Here the emotion occasioned by sublimity is made a cause to produce the feeling of astonishment, and not the agent thunder. Rising winds, blackening skies, thunder rumbling, flashing fires, all combine to create the emotion.

Mr. Stewart proceeds, “ If the former observations be just, instead of considering, with Mr. Burke, terror as the ruling principle of the religious sublime, it would be nearer the truth to say, that the terrible derives whatever character of sublimity belongs to it from religious associations.”

That savages should be alarmed by a storm, was a natural consequence-fear mixed with astonishment and they attributed by these emotions the threatening clouds to the Almighty's displeasure, the thunder to his voice, and the lightning to his vengeance. When terror predominates, the savage flies and secretes himself, and the emotion is lost in the natural desire of self preservation, which is an instinctive impulse.

Mr. Stewart exhibits much fancy and ingenuity, when he forms a connection between darkness and elevation, by the following argument.

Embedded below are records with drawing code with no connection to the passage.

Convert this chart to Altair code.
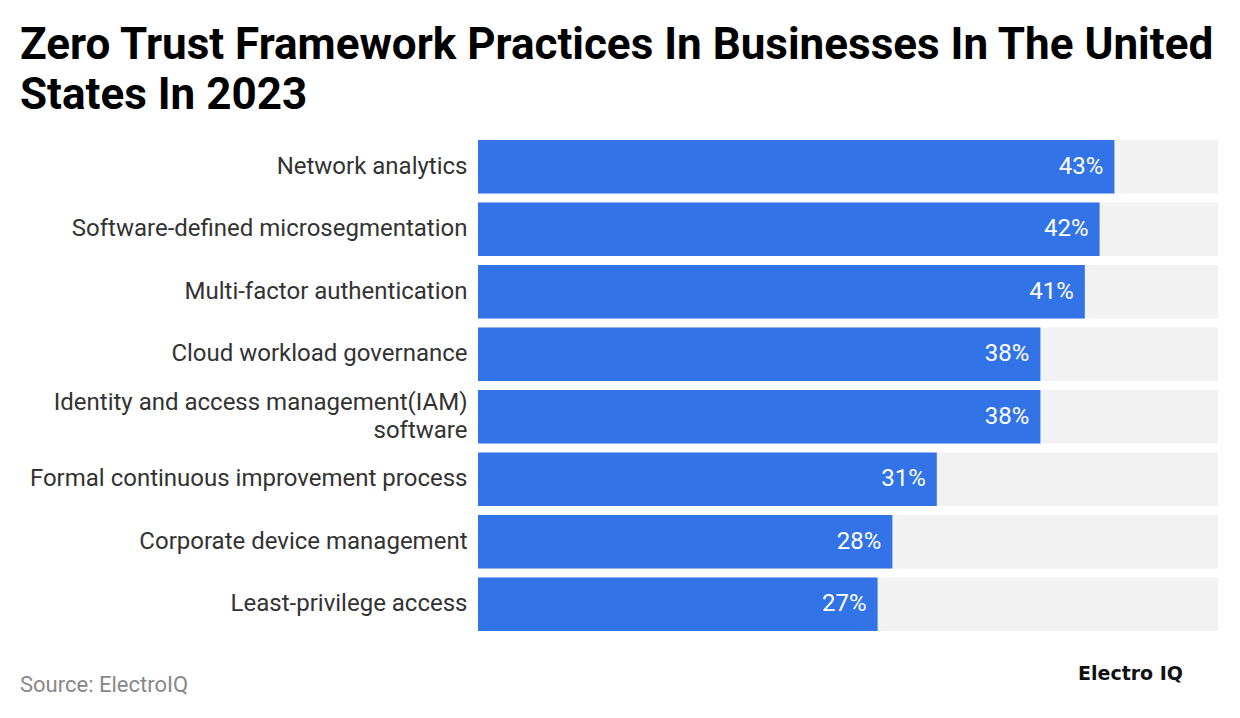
import altair as alt
import pandas as pd

categories = [
    "Network analytics",
    "Software-defined microsegmentation",
    "Multi-factor authentication",
    "Cloud workload governance",
    "Identity and access management(IAM)|software",
    "Formal continuous improvement process",
    "Corporate device management",
    "Least-privilege access",
]
values = [43, 42, 41, 38, 38, 31, 28, 27]
max_value = 50

df = pd.DataFrame({
    "category": categories,
    "value": values,
    "full": [max_value] * len(categories),
    "label": [f"{v}%" for v in values],
})

FONT = "Roboto"
y_enc = alt.Y(
    "category:N",
    sort=categories,
    scale=alt.Scale(paddingInner=0.145, paddingOuter=0),
    axis=alt.Axis(
        title=None, ticks=False, domain=False, grid=False, labelFontSize=24,
        labelColor="#333333", labelPadding=11, labelFont=FONT,
        labelLimit=470, labelLineHeight=28,
        labelExpr="split(datum.label, '|')",
        labelOffset={"condition": {"test": "indexof(datum.label, '|') >= 0", "value": -14}, "value": 0},
    ),
)
x_scale = alt.Scale(domain=[0, max_value], nice=False)

bg = alt.Chart(df).mark_bar(color="#f2f2f2", strokeWidth=0).encode(
    y=y_enc,
    x=alt.X("full:Q", scale=x_scale, axis=None),
)
fg = alt.Chart(df).mark_bar(color="#3273e8", strokeWidth=0).encode(
    y=y_enc,
    x=alt.X("value:Q", scale=x_scale, axis=None),
)
txt = alt.Chart(df).mark_text(
    align="right", baseline="middle", dx=-11, color="white", fontSize=24, font=FONT
).encode(
    y=y_enc,
    x=alt.X("value:Q", scale=x_scale, axis=None),
    text="label:N",
)

source = alt.Chart(pd.DataFrame({"t": ["Source: ElectroIQ"]})).mark_text(
    align="left", baseline="middle", fontSize=22, color="#888888", font=FONT
).encode(x=alt.value(-458), y=alt.value(545), text="t:N")

logo = alt.Chart(pd.DataFrame({"t": ["Electro IQ"]})).mark_text(
    align="left", baseline="middle", fontSize=19, fontWeight="bold", color="#111111",
    font="DejaVu Sans"
).encode(x=alt.value(600), y=alt.value(534), text="t:N")

chart = alt.layer(bg, fg, txt, source, logo).properties(
    width=740,
    height=491,
    padding={"left": 470, "top": 132, "right": 14, "bottom": 70},
    autosize=alt.AutoSizeParams(type="none"),
    view=alt.ViewBackground(strokeWidth=0, strokeOpacity=0),
    title=alt.TitleParams(
        text=["Zero Trust Framework Practices In Businesses In The United", "States In 2023"],
        anchor="start", frame="group", dx=-458, fontSize=44, font=FONT,
        fontWeight="bold", color="#000000", lineHeight=50, offset=22,
    ),
).configure_view(stroke="transparent", strokeWidth=0).configure(background="white")

chart.save("out.html", embed_options={"renderer": "svg", "actions": False})
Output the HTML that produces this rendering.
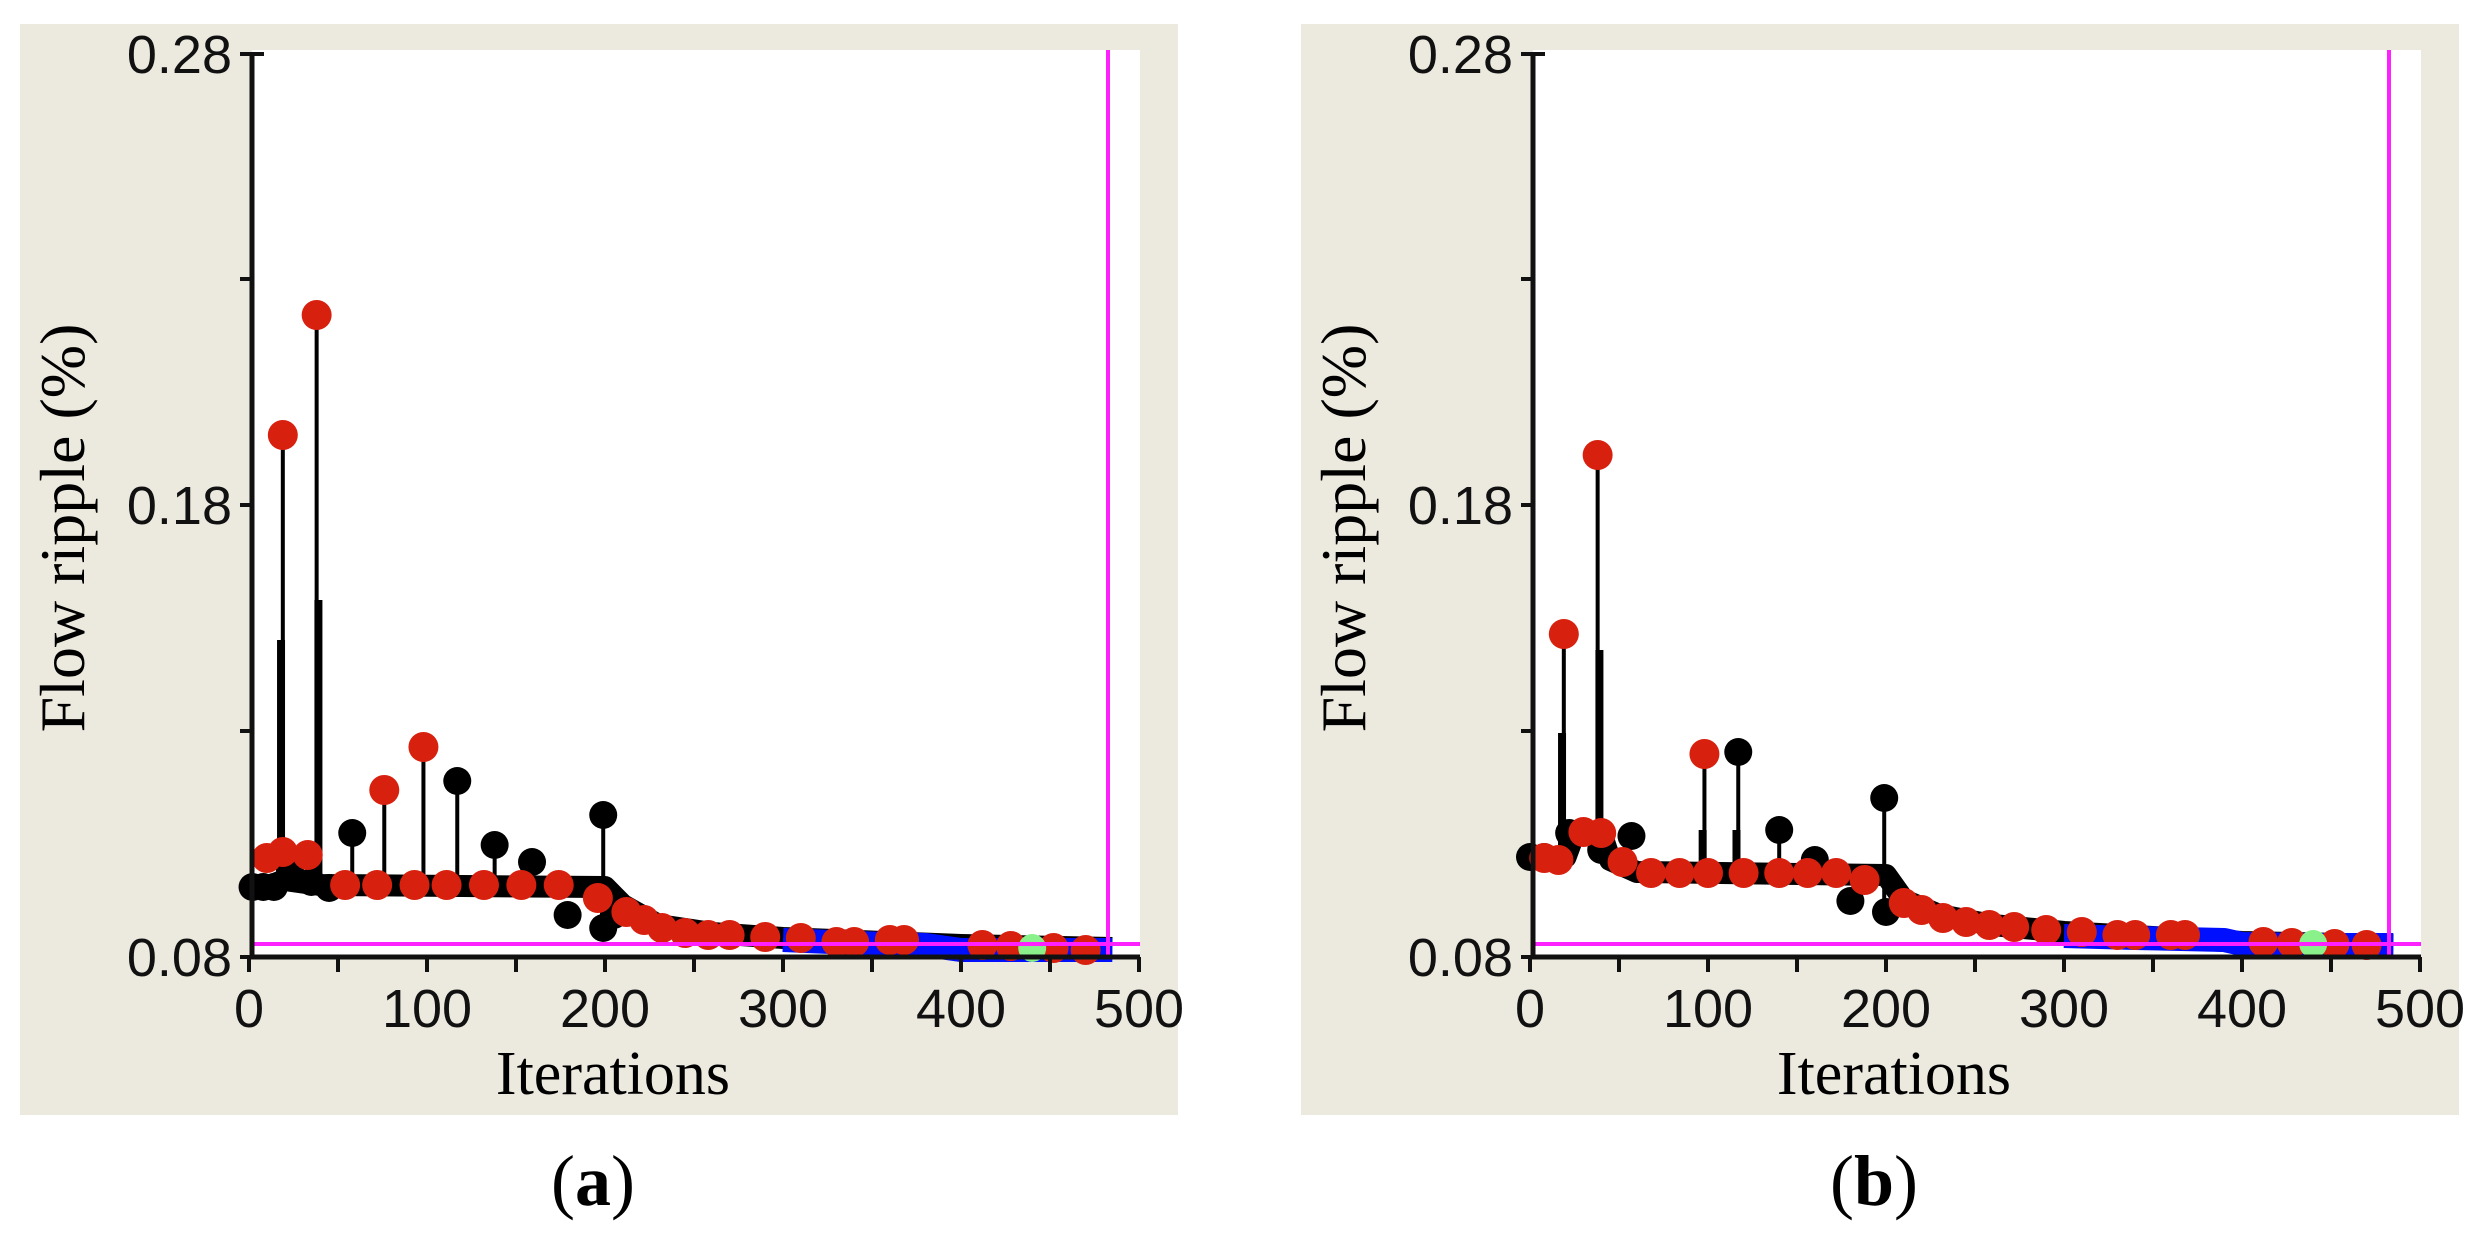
<!DOCTYPE html>
<html><head><meta charset="utf-8"><style>
html,body{margin:0;padding:0;background:#fff;width:2479px;height:1243px;overflow:hidden}
svg{display:block}
.t{font-family:"Liberation Sans",sans-serif;font-size:54px;fill:#111}
.s{font-family:"Liberation Serif",serif;fill:#000}
</style></head><body>
<svg id="s" width="2479" height="1243" xmlns="http://www.w3.org/2000/svg">
<g id="pa"></g><g id="pb" transform="translate(1281,0)"></g>
<text class="s" x="613" y="1094" font-size="62" text-anchor="middle">Iterations</text>
<text class="s" x="0" y="0" font-size="64" text-anchor="middle" transform="translate(84,528) rotate(-90)">Flow ripple (%)</text>
<text class="s" x="593" y="1205" font-size="72" text-anchor="middle">(<tspan font-weight="bold">a</tspan>)</text>
<text class="s" x="1894" y="1094" font-size="62" text-anchor="middle">Iterations</text>
<text class="s" x="0" y="0" font-size="64" text-anchor="middle" transform="translate(1365,528) rotate(-90)">Flow ripple (%)</text>
<text class="s" x="1874" y="1205" font-size="72" text-anchor="middle">(<tspan font-weight="bold">b</tspan>)</text>
</svg>
<script>
function X(i){return 249+i*1.78;}
function build(id,d){
 var s='';
 s+='<rect x="20" y="24" width="1158" height="1091" fill="#ece9de"/>';
 s+='<rect x="252" y="50" width="888" height="907" fill="#fff"/>';
 s+='<polyline points="'+d.base.map(p=>X(p[0])+','+p[1]).join(' ')+'" fill="none" stroke="#000" stroke-width="22" stroke-linejoin="round"/>';
 s+='<polyline points="'+d.blue.map(p=>X(p[0])+','+p[1]).join(' ')+'" fill="none" stroke="#0010ff" stroke-width="24" stroke-linejoin="round"/>';
 d.stems.forEach(function(p){s+='<line x1="'+X(p[0])+'" y1="'+p[1]+'" x2="'+X(p[0])+'" y2="'+p[2]+'" stroke="#000" stroke-width="'+(p[3]||4)+'"/>';});
 d.blk.forEach(function(p){s+='<circle cx="'+X(p[0])+'" cy="'+p[1]+'" r="14" fill="#000"/>';});
 d.red.forEach(function(p){s+='<circle cx="'+X(p[0])+'" cy="'+p[1]+'" r="15" fill="#d8200f"/>';});
 s+='<circle cx="'+X(d.green[0])+'" cy="'+d.green[1]+'" r="14" fill="#8af08a"/>';
 s+='<line x1="252" y1="944" x2="1140" y2="944" stroke="#ff20ff" stroke-width="4"/>';
 s+='<line x1="1108" y1="50" x2="1108" y2="957" stroke="#ff20ff" stroke-width="4"/>';
 s+='<line x1="252" y1="52" x2="252" y2="959" stroke="#111" stroke-width="5"/>';
 s+='<line x1="250" y1="957" x2="1140" y2="957" stroke="#111" stroke-width="5"/>';
 s+='<line x1="240" y1="54" x2="264" y2="54" stroke="#111" stroke-width="4"/>';
 [279,505,731,957].forEach(function(y){s+='<line x1="240" y1="'+y+'" x2="252" y2="'+y+'" stroke="#111" stroke-width="4"/>';});
 for(var i=0;i<=500;i+=50){s+='<line x1="'+X(i)+'" y1="957" x2="'+X(i)+'" y2="972" stroke="#111" stroke-width="4"/>';}
 var yl=[["0.28",54],["0.18",505],["0.08",957]];
 yl.forEach(function(a){s+='<text class="t" x="232" y="'+(a[1]+19)+'" text-anchor="end">'+a[0]+'</text>';});
 for(var i=0;i<=500;i+=100){s+='<text class="t" x="'+X(i)+'" y="1027" text-anchor="middle">'+i+'</text>';}
 document.getElementById(id).innerHTML=s;
}
var A={
 base:[[0,887],[10,887],[20,880],[40,885],[200,887],[210,905],[230,925],[260,933],[300,938],[400,945],[485,948]],
 blue:[[300,940],[340,943],[380,945],[400,950],[440,950],[485,950]],
 stems:[[19,435,885],[18,640,885,8],[38,315,885],[39,600,885,8],[58,833,885],[76,790,885],[98,747,885],[117,781,885],[138,845,885],[199,815,928]],
 blk:[[2,887],[8,887],[14,887],[23,870],[35,882],[45,888],[58,833],[117,781],[138,845],[159,862],[179,915],[199,815],[199,928],[205,915]],
 red:[[19,435],[38,315],[76,790],[98,747],[10,858],[19,852],[33,855],[54,885],[72,885],[93,885],[111,885],[132,885],[153,885],[174,885],[196,898],[212,912],[222,920],[232,928],[245,933],[258,935],[270,935],[290,937],[310,938],[330,942],[340,942],[360,940],[368,940],[412,945],[428,946],[452,948],[470,950]],
 green:[440,948]
};
var B={
 base:[[0,857],[20,857],[25,833],[40,833],[45,860],[60,872],[200,875],[210,900],[230,915],[260,925],[300,932],[400,942],[485,945]],
 blue:[[300,936],[340,938],[390,940],[400,944],[440,945],[485,945]],
 stems:[[19,634,857],[18,733,857,8],[38,455,833],[39,650,833,8],[98,754,872],[97,830,872,8],[117,752,872],[116,830,872,8],[140,830,872],[199,798,912]],
 blk:[[0,857],[8,857],[22,833],[40,850],[57,836],[117,752],[140,830],[160,860],[180,901],[199,798],[200,912]],
 red:[[19,634],[38,455],[98,754],[8,858],[16,860],[30,832],[40,833],[52,862],[68,873],[84,873],[100,873],[120,873],[140,873],[156,873],[172,873],[188,880],[210,903],[220,910],[232,918],[245,922],[258,925],[272,927],[290,930],[310,932],[330,935],[340,935],[360,935],[368,935],[412,942],[428,943],[452,944],[470,945]],
 green:[440,944]
};
build('pa',A);build('pb',B);
</script>
</body></html>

“ It may not be improper to add, with respect to the awful phenomenon of thunder, that the intimate combination between its impression on the ear, and those appearances in the heavens, which are regarded as its signs or forerunners, must not only cooperate with the circumstances mentioned by Mr. Burke, in imparting to darkness the character of the terrible, but must strengthen, by a process still more direct, the connection between the ideas of darkness and of mere elevation. The same direction is naturally given to the fancy, by the darkness which preceded hurricanes, and also, during an eclipse of the sun, by the disastrous twilight shed on half the nations;' even in common discourse we speak of the fall of night, and of the fall of evening." ;

That sudden darkness, by conglomerated clouds, should produce the emotion of sublimity is a natural effect, but eclipses, which are foretold in newspapers, and for which we prepare our glasses, and from which we no longer apprehend disastrous consequences, do not, I conceive, now produce that emotion. Dryden's description of the Supreme Being's residence produces the emotion by an obscurity which prevents analysis, the emotions raised, making us, as it were, wonder lost.

“ His throne is darkness in the abyss of light,

“ A blaze of glory which forbids the sight.” The fall of night, the fall of evening, convey to us sensations opposite to cmotions of wonder,--serenity and pleasure unite,

“ When evening draws her crimson curtains round.”